• Exercise directions: Exactly retype the lines from the one containing "Write the TikZ code for this diagram." through the one containing "(efetitle) at (541,288)"; both ends count, pictures do not.

Saved data entries
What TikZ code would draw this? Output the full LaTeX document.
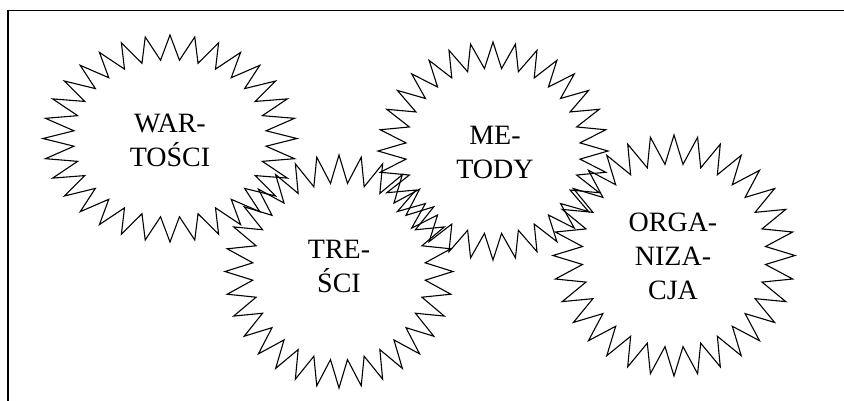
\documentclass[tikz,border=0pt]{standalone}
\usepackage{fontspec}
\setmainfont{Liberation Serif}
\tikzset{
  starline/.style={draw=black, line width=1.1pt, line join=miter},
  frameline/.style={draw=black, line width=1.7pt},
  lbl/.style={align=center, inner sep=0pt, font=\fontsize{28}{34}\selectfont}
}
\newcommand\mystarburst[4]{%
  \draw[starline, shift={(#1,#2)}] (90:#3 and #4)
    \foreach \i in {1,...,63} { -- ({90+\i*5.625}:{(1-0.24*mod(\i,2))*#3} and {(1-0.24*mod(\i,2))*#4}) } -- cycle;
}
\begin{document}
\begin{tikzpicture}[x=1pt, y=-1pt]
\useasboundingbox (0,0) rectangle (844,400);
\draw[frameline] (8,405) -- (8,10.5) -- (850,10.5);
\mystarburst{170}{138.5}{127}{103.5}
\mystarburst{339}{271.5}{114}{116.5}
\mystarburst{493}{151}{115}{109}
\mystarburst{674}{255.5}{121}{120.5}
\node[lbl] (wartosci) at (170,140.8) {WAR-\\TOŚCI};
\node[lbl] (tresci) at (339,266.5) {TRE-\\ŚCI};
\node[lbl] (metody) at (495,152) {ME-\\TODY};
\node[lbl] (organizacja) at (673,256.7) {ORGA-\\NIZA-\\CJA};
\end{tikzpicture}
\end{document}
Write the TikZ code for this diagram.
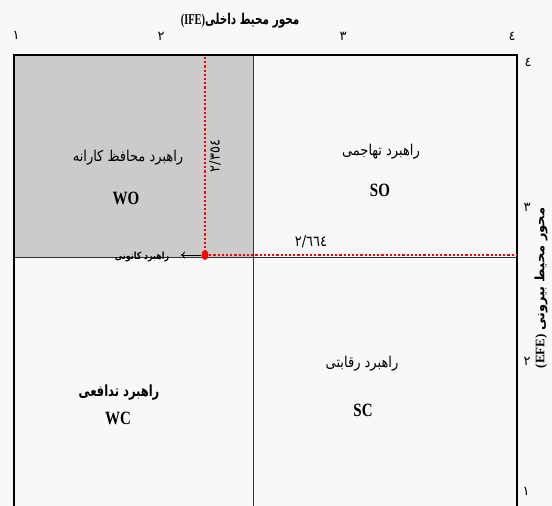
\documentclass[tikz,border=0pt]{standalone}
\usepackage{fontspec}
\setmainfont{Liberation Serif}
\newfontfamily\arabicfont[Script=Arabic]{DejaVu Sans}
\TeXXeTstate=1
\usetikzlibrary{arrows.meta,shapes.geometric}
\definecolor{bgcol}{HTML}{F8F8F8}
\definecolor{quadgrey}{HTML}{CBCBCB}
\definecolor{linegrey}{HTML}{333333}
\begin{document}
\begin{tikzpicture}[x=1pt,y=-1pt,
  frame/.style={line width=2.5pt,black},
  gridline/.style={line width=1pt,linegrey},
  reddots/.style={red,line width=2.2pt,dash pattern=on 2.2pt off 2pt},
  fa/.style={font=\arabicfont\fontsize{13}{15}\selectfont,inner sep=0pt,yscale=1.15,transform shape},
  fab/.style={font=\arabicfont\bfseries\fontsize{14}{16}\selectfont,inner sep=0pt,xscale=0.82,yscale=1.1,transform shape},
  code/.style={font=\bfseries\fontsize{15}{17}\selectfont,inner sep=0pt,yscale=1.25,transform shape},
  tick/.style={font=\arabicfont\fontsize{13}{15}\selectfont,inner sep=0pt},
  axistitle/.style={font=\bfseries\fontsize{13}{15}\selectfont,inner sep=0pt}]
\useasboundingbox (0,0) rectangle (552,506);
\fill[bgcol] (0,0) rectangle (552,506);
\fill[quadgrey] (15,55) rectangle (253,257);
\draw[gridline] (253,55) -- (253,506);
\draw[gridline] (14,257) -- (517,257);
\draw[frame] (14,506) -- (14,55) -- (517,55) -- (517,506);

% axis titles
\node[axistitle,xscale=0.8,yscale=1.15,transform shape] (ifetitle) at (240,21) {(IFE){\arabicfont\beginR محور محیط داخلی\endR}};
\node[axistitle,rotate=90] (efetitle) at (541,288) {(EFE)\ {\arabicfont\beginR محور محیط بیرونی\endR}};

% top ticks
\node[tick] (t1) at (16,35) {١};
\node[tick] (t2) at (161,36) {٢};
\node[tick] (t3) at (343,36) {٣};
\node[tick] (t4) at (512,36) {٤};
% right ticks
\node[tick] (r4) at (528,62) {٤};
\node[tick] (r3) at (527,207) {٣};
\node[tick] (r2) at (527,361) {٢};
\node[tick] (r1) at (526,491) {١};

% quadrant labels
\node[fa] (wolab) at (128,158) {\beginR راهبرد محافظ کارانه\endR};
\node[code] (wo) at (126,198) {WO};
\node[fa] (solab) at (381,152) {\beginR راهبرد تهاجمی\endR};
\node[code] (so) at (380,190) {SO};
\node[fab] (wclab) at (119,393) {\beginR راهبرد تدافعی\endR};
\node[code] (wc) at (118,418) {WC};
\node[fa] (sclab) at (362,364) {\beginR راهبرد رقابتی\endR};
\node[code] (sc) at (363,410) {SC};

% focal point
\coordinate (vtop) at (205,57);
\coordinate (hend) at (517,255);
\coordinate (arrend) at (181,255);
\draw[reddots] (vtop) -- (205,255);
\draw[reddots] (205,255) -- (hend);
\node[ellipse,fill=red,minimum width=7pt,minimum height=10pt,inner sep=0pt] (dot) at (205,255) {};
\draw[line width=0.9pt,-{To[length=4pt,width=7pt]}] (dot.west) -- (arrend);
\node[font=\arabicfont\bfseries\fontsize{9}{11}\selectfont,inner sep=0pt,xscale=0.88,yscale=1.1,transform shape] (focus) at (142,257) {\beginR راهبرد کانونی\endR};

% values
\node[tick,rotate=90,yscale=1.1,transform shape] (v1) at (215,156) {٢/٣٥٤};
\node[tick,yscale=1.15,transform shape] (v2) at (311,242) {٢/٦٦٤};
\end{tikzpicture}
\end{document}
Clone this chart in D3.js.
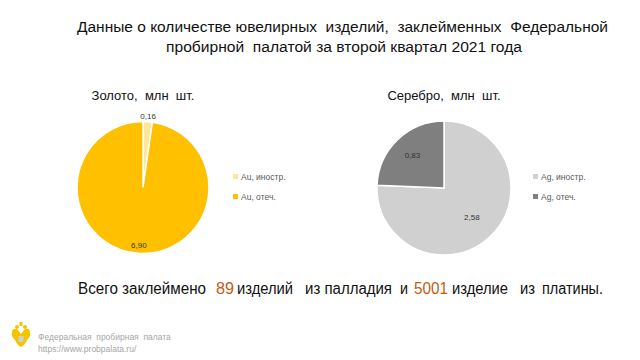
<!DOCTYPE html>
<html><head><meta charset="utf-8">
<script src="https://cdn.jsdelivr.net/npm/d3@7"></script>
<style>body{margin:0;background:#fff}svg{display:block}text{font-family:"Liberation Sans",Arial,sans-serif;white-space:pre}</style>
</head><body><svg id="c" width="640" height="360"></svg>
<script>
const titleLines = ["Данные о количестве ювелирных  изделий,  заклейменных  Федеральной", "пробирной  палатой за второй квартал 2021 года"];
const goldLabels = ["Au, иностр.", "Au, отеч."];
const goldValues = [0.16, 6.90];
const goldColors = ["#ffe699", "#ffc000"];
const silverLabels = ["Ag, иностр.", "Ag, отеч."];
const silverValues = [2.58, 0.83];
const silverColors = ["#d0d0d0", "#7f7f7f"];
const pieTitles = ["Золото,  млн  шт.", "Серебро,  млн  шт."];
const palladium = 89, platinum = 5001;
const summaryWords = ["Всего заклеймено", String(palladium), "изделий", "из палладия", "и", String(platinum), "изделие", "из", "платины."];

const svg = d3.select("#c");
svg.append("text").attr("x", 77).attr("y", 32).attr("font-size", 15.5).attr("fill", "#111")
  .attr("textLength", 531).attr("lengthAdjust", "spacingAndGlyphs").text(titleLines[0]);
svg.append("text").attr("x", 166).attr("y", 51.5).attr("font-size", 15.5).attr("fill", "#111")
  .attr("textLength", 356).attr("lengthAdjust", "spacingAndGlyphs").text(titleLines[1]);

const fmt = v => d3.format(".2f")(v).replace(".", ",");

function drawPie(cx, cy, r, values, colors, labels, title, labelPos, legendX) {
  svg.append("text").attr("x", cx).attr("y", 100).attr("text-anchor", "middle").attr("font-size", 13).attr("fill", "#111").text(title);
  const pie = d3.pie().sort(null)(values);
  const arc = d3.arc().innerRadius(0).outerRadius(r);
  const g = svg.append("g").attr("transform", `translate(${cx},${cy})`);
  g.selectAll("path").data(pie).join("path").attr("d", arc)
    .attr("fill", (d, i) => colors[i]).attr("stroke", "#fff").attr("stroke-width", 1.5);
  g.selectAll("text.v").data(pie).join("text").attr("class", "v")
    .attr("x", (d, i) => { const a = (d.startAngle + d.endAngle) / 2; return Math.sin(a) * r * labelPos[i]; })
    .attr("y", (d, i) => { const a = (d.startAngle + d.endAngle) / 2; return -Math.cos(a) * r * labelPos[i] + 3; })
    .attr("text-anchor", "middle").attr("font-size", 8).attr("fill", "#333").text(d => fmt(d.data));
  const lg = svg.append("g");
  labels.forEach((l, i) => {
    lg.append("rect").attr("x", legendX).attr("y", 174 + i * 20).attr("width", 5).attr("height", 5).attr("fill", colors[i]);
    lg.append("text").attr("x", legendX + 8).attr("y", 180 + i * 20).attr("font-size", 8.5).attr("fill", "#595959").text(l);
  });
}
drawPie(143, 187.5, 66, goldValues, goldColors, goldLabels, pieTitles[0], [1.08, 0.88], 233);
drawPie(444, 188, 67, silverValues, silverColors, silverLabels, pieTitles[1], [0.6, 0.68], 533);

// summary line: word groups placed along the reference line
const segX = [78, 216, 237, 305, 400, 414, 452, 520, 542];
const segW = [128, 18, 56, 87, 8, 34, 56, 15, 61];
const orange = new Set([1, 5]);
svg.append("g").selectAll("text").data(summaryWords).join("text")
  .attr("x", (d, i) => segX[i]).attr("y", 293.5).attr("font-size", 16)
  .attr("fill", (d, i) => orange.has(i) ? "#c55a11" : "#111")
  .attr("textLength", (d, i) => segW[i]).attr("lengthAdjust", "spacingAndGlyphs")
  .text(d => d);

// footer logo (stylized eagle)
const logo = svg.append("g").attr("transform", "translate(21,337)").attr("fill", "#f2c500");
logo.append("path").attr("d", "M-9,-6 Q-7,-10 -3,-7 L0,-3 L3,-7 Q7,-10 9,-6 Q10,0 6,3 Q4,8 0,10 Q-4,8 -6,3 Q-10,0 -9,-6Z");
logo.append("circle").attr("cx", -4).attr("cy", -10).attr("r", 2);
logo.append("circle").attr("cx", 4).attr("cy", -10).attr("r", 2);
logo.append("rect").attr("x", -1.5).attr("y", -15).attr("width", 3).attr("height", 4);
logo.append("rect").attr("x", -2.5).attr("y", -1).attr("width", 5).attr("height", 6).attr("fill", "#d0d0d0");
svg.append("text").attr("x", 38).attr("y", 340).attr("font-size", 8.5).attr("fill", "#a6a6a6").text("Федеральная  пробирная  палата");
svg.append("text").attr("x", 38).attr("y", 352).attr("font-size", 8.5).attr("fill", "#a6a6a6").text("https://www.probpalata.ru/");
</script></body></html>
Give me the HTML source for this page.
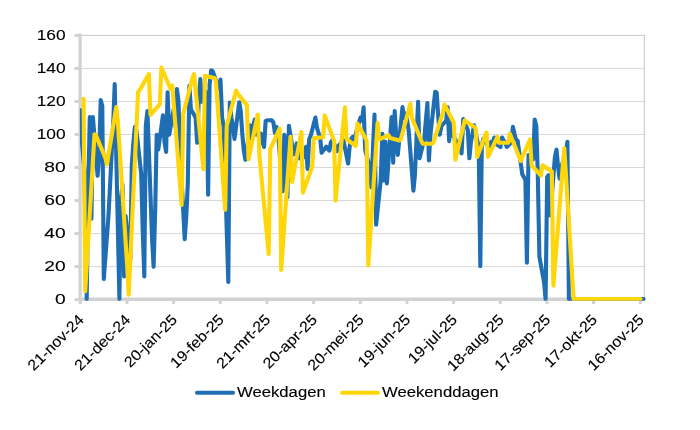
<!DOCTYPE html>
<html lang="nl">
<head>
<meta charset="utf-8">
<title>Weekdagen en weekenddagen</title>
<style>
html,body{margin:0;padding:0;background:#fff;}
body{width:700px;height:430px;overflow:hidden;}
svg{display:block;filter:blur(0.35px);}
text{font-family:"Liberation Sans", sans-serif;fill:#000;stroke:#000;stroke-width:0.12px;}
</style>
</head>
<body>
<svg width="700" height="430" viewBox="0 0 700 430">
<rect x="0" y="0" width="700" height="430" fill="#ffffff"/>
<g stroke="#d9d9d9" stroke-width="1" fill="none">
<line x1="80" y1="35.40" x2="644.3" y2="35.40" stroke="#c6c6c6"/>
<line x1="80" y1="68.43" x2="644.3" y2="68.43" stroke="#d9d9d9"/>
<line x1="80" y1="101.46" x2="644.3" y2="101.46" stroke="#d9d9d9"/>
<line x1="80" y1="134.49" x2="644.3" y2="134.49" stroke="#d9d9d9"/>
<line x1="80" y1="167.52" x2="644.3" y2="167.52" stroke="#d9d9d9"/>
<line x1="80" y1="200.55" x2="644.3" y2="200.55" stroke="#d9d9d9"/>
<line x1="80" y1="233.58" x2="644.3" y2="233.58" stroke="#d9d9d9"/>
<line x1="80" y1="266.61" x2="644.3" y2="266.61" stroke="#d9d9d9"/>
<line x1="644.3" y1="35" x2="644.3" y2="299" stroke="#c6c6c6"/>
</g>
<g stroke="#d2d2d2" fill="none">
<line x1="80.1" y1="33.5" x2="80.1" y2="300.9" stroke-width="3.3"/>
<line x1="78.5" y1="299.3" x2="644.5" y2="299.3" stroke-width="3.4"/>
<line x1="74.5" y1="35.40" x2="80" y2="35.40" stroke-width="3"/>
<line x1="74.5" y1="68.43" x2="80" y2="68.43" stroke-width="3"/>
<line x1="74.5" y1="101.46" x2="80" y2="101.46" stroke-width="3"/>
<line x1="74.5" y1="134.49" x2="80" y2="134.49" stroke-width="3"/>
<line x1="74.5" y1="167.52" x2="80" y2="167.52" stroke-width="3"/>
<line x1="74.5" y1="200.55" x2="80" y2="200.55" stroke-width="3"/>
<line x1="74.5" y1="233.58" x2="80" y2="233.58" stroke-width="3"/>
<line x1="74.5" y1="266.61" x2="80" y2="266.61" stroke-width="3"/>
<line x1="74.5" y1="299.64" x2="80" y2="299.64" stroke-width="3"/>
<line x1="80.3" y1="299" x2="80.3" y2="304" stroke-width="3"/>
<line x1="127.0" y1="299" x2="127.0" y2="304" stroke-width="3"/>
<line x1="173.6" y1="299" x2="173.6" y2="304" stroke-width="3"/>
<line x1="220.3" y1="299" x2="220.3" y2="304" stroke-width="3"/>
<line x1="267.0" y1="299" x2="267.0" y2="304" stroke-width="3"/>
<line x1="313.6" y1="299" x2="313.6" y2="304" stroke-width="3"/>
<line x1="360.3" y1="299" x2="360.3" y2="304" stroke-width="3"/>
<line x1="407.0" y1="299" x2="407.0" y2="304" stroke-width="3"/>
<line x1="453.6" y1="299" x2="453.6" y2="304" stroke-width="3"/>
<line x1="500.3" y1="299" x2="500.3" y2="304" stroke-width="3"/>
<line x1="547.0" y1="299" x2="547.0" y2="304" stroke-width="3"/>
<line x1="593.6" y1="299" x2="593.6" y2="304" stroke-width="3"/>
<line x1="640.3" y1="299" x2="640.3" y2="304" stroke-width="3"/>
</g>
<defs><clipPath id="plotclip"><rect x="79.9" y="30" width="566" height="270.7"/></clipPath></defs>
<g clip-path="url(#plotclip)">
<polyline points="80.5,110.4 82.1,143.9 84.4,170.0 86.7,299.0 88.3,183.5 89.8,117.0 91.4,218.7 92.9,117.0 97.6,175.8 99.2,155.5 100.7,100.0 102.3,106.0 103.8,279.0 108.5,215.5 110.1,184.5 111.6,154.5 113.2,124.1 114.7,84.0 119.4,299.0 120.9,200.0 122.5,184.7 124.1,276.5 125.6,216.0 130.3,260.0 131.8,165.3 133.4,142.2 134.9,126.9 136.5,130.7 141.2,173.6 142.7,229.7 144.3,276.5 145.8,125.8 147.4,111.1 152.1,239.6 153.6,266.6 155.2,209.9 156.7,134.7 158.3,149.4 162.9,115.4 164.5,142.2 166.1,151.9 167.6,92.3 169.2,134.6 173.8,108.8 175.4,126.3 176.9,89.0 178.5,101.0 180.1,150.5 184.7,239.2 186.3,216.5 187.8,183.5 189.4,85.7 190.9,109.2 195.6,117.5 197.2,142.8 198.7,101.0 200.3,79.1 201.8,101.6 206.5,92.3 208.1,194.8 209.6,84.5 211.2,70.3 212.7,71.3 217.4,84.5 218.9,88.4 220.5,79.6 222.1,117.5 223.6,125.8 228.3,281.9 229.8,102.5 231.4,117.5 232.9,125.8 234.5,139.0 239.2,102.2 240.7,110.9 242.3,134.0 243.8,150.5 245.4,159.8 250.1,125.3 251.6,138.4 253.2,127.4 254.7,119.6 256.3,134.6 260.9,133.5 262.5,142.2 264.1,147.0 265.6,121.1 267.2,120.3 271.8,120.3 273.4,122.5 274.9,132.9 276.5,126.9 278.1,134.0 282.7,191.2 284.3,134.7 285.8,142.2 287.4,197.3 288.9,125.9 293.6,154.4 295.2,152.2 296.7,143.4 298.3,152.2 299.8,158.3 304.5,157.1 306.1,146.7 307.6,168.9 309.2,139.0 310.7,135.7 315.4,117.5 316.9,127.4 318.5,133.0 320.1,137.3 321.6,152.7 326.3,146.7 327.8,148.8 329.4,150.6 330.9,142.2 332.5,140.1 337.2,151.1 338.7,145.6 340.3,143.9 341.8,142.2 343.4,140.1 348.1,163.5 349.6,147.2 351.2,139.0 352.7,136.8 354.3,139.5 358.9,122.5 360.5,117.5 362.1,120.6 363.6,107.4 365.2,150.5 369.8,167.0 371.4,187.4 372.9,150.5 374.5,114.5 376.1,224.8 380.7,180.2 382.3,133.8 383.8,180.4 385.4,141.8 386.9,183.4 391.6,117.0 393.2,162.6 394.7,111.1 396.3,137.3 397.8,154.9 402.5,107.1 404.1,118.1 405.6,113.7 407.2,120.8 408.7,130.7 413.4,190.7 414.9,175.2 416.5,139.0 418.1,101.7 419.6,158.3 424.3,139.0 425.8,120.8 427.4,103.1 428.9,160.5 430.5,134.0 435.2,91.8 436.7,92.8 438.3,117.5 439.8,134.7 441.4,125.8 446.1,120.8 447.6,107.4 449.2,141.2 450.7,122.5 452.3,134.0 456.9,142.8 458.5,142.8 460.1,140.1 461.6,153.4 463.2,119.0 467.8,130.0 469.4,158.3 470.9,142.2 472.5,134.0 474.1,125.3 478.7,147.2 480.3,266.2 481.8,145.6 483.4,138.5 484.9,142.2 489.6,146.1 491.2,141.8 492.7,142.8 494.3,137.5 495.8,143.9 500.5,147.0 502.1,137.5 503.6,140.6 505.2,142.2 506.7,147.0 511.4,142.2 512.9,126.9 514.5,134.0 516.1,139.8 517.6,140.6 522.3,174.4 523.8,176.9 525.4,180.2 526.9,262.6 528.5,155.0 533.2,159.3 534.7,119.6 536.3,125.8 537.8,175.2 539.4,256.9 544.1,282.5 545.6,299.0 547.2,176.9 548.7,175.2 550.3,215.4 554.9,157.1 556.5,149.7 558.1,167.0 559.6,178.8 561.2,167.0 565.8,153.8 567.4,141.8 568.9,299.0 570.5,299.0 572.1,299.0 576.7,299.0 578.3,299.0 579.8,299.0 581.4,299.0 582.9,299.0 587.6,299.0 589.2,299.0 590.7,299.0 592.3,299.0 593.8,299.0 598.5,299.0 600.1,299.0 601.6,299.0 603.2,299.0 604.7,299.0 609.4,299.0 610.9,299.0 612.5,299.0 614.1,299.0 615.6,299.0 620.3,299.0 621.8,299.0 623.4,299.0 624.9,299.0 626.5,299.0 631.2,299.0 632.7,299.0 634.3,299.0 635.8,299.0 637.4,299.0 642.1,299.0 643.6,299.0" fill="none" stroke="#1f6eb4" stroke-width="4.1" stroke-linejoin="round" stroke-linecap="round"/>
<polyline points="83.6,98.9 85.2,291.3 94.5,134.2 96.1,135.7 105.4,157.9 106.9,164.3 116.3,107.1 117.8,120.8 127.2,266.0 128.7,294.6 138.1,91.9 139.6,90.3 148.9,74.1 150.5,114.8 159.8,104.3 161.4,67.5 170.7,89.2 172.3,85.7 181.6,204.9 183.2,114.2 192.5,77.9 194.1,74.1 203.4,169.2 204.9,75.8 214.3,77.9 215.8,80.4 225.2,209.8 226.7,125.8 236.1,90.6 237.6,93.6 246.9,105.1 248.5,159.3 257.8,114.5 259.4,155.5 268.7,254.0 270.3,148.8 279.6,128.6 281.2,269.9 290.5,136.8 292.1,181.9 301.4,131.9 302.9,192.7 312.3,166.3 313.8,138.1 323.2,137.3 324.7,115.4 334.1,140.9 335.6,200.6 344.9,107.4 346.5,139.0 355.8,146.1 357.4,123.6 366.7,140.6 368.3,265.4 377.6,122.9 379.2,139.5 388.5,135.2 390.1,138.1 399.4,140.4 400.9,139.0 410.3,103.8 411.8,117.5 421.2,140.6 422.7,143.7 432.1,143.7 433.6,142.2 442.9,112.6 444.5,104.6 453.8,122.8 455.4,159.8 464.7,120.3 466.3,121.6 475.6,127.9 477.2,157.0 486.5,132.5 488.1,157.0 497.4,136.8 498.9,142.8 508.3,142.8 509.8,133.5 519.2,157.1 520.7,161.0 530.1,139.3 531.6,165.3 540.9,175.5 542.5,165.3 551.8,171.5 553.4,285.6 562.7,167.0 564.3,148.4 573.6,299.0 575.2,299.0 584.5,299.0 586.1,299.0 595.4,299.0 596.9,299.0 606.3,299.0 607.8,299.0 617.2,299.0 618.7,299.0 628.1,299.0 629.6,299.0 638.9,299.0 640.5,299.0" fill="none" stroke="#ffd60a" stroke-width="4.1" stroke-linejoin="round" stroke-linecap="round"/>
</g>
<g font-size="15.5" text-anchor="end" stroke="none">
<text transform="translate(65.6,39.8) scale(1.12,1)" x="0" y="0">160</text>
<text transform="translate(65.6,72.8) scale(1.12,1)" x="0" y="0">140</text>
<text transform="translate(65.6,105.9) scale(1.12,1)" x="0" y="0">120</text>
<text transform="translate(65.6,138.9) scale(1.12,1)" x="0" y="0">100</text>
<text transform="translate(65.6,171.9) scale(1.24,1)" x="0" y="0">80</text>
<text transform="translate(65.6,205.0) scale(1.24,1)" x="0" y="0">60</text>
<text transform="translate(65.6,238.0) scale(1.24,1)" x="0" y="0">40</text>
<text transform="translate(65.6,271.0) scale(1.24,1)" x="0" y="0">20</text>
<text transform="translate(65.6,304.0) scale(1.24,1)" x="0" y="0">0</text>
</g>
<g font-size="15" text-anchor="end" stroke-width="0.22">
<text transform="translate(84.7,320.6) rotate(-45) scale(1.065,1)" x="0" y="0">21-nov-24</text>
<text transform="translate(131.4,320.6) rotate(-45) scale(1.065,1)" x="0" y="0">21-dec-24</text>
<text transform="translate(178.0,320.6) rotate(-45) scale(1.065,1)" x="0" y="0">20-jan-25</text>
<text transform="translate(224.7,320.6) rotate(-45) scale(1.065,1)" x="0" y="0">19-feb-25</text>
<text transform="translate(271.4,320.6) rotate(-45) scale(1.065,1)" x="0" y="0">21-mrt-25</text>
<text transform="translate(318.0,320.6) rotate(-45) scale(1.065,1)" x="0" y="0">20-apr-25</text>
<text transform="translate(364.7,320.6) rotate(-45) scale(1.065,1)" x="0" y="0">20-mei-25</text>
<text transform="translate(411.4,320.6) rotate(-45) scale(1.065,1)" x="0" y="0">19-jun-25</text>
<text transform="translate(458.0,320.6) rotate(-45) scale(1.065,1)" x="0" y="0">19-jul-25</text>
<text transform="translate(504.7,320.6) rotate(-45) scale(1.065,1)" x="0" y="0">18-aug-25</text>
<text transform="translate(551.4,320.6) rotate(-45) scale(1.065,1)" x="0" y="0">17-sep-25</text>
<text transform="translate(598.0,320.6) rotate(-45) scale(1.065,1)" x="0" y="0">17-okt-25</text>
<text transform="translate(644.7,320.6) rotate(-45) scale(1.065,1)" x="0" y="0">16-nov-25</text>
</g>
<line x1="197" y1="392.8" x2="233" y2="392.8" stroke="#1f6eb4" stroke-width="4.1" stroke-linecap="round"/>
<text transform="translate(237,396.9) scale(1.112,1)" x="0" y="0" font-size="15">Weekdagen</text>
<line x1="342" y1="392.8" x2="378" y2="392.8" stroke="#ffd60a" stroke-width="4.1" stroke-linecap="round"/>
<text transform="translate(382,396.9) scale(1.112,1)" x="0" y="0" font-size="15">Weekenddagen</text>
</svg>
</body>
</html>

• Solution:
Write the TikZ code for this diagram.
\documentclass[tikz,border=0pt]{standalone}
\usepackage{fontspec}
\setmainfont{Liberation Serif}
\newfontfamily\arabicfont[Script=Arabic]{DejaVu Sans}
\TeXXeTstate=1
\usetikzlibrary{arrows.meta,shapes.geometric}
\definecolor{bgcol}{HTML}{F8F8F8}
\definecolor{quadgrey}{HTML}{CBCBCB}
\definecolor{linegrey}{HTML}{333333}
\begin{document}
\begin{tikzpicture}[x=1pt,y=-1pt,
  frame/.style={line width=2.5pt,black},
  gridline/.style={line width=1pt,linegrey},
  reddots/.style={red,line width=2.2pt,dash pattern=on 2.2pt off 2pt},
  fa/.style={font=\arabicfont\fontsize{13}{15}\selectfont,inner sep=0pt,yscale=1.15,transform shape},
  fab/.style={font=\arabicfont\bfseries\fontsize{14}{16}\selectfont,inner sep=0pt,xscale=0.82,yscale=1.1,transform shape},
  code/.style={font=\bfseries\fontsize{15}{17}\selectfont,inner sep=0pt,yscale=1.25,transform shape},
  tick/.style={font=\arabicfont\fontsize{13}{15}\selectfont,inner sep=0pt},
  axistitle/.style={font=\bfseries\fontsize{13}{15}\selectfont,inner sep=0pt}]
\useasboundingbox (0,0) rectangle (552,506);
\fill[bgcol] (0,0) rectangle (552,506);
\fill[quadgrey] (15,55) rectangle (253,257);
\draw[gridline] (253,55) -- (253,506);
\draw[gridline] (14,257) -- (517,257);
\draw[frame] (14,506) -- (14,55) -- (517,55) -- (517,506);

% axis titles
\node[axistitle,xscale=0.8,yscale=1.15,transform shape] (ifetitle) at (240,21) {(IFE){\arabicfont\beginR محور محیط داخلی\endR}};
\node[axistitle,rotate=90] (efetitle) at (541,288) {(EFE)\ {\arabicfont\beginR محور محیط بیرونی\endR}};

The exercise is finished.